Que l'ensemble de ces considérations conduit nécessairement à retenir, sans qu'il soit besoin d'examiner les autres moyens développés par les parties, que ledit licenciement est dépourvu de cause réelle et sérieuse.
Que l'absence de cause réelle et sérieuse ouvre droit au bénéfice du salarié à une indemnité.
Que suite à ce licenciement, Jean-Marie X... a subi incontestablement un préjudice qui, au regard des circonstances de l'espèce et notamment de son âge et de son temps de présence dans l'entreprise, doit être réparé par l'allocation d'une somme de 10. 000 €. Attendu que Jean-Marie X... , qui ne justifie pas avoir subi un préjudice distinct de celui qui vient d'être compensé par l'indemnité de licenciement sans cause réelle et sérieuse, et qui serait en relation de cause à effet avec une quelconque faute qui aurait été commise à son encontre par l'employeur, ne peut être que débouté de sa demande de dommages et intérêts pour préjudice moral.
Attendu que Jean-Marie X... qui n'étaye en rien sa demande de rappel de congés payés doit également être débouté de ce chef de demandes.

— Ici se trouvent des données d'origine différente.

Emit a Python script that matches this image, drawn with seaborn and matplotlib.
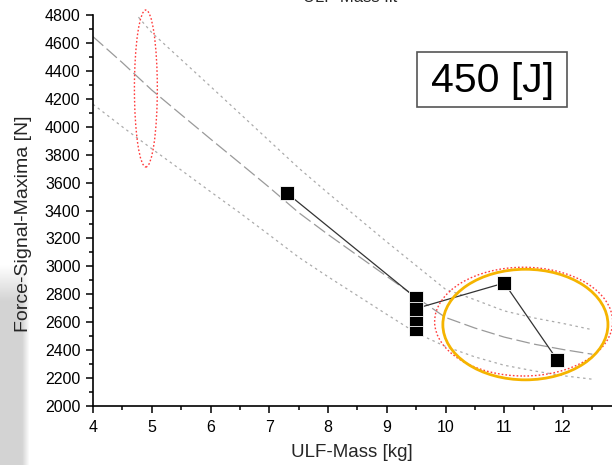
import numpy as np
import pandas as pd
import matplotlib
matplotlib.use("Agg")
import matplotlib.pyplot as plt
from matplotlib.patches import Ellipse, Rectangle
import seaborn as sns

# ---- data ----
mass = [7.3, 9.5, 9.5, 9.5, 9.5, 11.0, 11.9]
force = [3525, 2772, 2547, 2622, 2697, 2880, 2330]

fit_x = [4.0, 4.5, 5.0, 5.5, 6.0, 6.5, 7.0, 7.5, 8.0, 8.5, 9.0, 9.5,
         10.0, 10.5, 11.0, 11.5, 12.0, 12.5]
fit_mid = [4647, 4460, 4264, 4088, 3913, 3740, 3566, 3385, 3228, 3078, 2928, 2778,
           2633, 2557, 2492, 2442, 2403, 2369]
fit_upper = [5132, 4920, 4676, 4483, 4290, 4095, 3900, 3705, 3525, 3350, 3175, 3005,
             2835, 2760, 2680, 2630, 2590, 2545]
fit_lower = [4162, 4000, 3843, 3690, 3535, 3383, 3225, 3065, 2925, 2790, 2655, 2522,
             2425, 2350, 2290, 2250, 2215, 2190]

x_ticks = [4, 5, 6, 7, 8, 9, 10, 11, 12]
y_ticks = list(range(2000, 4801, 200))

energy_label = "450 [J]"
x_label = "ULF-Mass [kg]"
y_label = "Force-Signal-Maxima [N]"
title_text = "ULF-Mass fit"

# ---- style ----
sns.set_style("ticks")
plt.rcParams["font.family"] = ["Liberation Sans", "DejaVu Sans"]

fig = plt.figure(figsize=(6.12, 4.65), dpi=100)

# faint slide background at lower left
bg = fig.add_axes([0, 0, 30 / 612, 200 / 465], zorder=-5)
gy = np.linspace(0, 1, 200)[:, None]          # 0 = top row
gx = np.linspace(0, 1, 30)[None, :]
vert = np.clip(gy / 0.18, 0, 1)               # fade in from the top
horiz = np.clip((1 - gx) / 0.25, 0, 1)        # fade out at the right edge
grad = 1 - 0.17 * vert * horiz
bg.imshow(grad, cmap="gray", vmin=0, vmax=1, aspect="auto", origin="upper")
bg.axis("off")

ax = fig.add_axes([93 / 612, (465 - 405.7) / 465, (612 - 93) / 612, (405.7 - 15.3) / 465])
ax.set_facecolor("none")

fit_df = pd.DataFrame({"x": fit_x, "mid": fit_mid, "up": fit_upper, "lo": fit_lower})
sns.lineplot(data=fit_df, x="x", y="mid", ax=ax, color="#9a9a9a", lw=0.9,
             linestyle=(0, (11, 3.5)), sort=False, estimator=None, zorder=2)
sns.lineplot(data=fit_df, x="x", y="up", ax=ax, color="#ababab", lw=0.9,
             linestyle=(0, (2, 2.8)), sort=False, estimator=None, zorder=2)
sns.lineplot(data=fit_df, x="x", y="lo", ax=ax, color="#ababab", lw=0.9,
             linestyle=(0, (2, 2.8)), sort=False, estimator=None, zorder=2)

pts = pd.DataFrame({"m": mass, "f": force})
sns.lineplot(data=pts, x="m", y="f", ax=ax, color="#333333", lw=0.9,
             sort=False, estimator=None, zorder=3)
sns.scatterplot(data=pts, x="m", y="f", ax=ax, marker="s", s=95, color="black",
                edgecolor="white", linewidth=0.6, zorder=4)

# highlight ellipses
ax.add_patch(Ellipse((4.90, 4275), 0.39, 1126, fill=False, edgecolor="#ff3b3b",
                     linestyle=(0, (1.2, 1.5)), lw=1.0, clip_on=False, zorder=5))
ax.add_patch(Ellipse((11.33, 2603), 3.03, 780, fill=False, edgecolor="#ff3b3b",
                     linestyle=(0, (1.2, 1.5)), lw=1.0, clip_on=False, zorder=5))
ax.add_patch(Ellipse((11.36, 2582), 2.81, 793, fill=False, edgecolor="#f5b400",
                     lw=2.0, clip_on=False, zorder=5))

# energy box
ax.add_patch(Rectangle((9.52, 4140), 2.55, 395, fill=True, facecolor="white",
                       edgecolor="#555555", lw=1.2, zorder=6))
ax.text(10.80, 4330, energy_label, fontsize=29.5, ha="center", va="center",
        color="black", zorder=7)

# axes
ax.set_xlim(4, 4 + 519 / 58.75)
ax.set_ylim(2000, 4800)
ax.set_xticks(x_ticks)
ax.set_yticks(y_ticks)
ax.set_xticks(np.arange(4.5, 13, 1.0), minor=True)
ax.set_yticks(np.arange(2100, 4800, 200), minor=True)
ax.tick_params(axis="both", which="major", direction="out", length=5, width=1.1,
               colors="black", labelsize=11.5, pad=4)
ax.tick_params(axis="both", which="minor", direction="out", length=2.6, width=1.1,
               colors="black")
ax.tick_params(axis="x", which="major", pad=5.5)
for s in ["top", "right"]:
    ax.spines[s].set_visible(False)
for s in ["left", "bottom"]:
    ax.spines[s].set_linewidth(1.2)
    ax.spines[s].set_color("black")

ax.set_ylabel(y_label, fontsize=14)
ax.yaxis.set_label_coords((32 - 93) / 519, (405.7 - 223.5) / 390.4)

ax.set_xlabel(x_label, fontsize=13.5)
ax.xaxis.set_label_coords((352 - 93) / 519, (405.7 - 443.5) / 390.4)

fig.text(350 / 612, 1 - 2.5 / 465, title_text, ha="center", va="baseline", fontsize=12)

fig.savefig("out.png", dpi=100, facecolor="white")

Qu'il en va de même de sa demande au titre de l'indemnité légale de licenciement alors qu'il apparaît au contraire, ainsi que le souligne l'Association " l'Œuvre du Domaine de PECH PETIT ", que l'intéressé a perçu les indemnités de rupture auxquelles il pouvait normalement prétendre.
Qu'enfin, aucune irrégularité de la procédure de licenciement n'est caractérisée au cas présent.
Attendu, par conséquent, que la décision déférée sera infirmée seulement sur les dommages et intérêts alloués à Jean-Marie X... pour préjudice moral ; qu'elle sera par contre confirmée en toutes ses autres dispositions.
Attendu que les dépens de l'appel seront mis à la charge de l'Association " l'Œuvre du Domaine de PECH PETIT " qui succombe pour partie, laquelle sera également condamnée à payer à Jean-Marie X... la somme de 1. 000 € au titre des frais irrépétibles exposés en cause d'appel.
PAR CES MOTIFS :
La Cour, statuant en audience publique, par arrêt contradictoire et en dernier ressort,
Infirme le jugement déféré seulement sur les dommages et intérêts alloués à Jean-Marie X... pour préjudice moral Et statuant à nouveau :
Déboute Jean-Marie X... de sa demande de dommages et intérêts pour préjudice moral, Confirme la décision déférée en toutes ses autres dispositions,
Et y ajoutant :
Condamne l'Association " l'Œuvre du Domaine de PECH PETIT " à verser à Jean-Marie X... la somme de 1. 000 € sur le fondement des dispositions de l'article 700 du Code de Procédure Civile, Rejette comme inutiles ou mal fondées toutes demandes plus amples ou contraires des parties,
Condamne l'Association " l'Œuvre du Domaine de PECH PETIT " aux dépens de l'appel.
Le présent arrêt a été signé par Catherine LATRABE, Conseillère, faisant fonction de Présidente de Chambre, et par Nicole CUESTA, Greffière.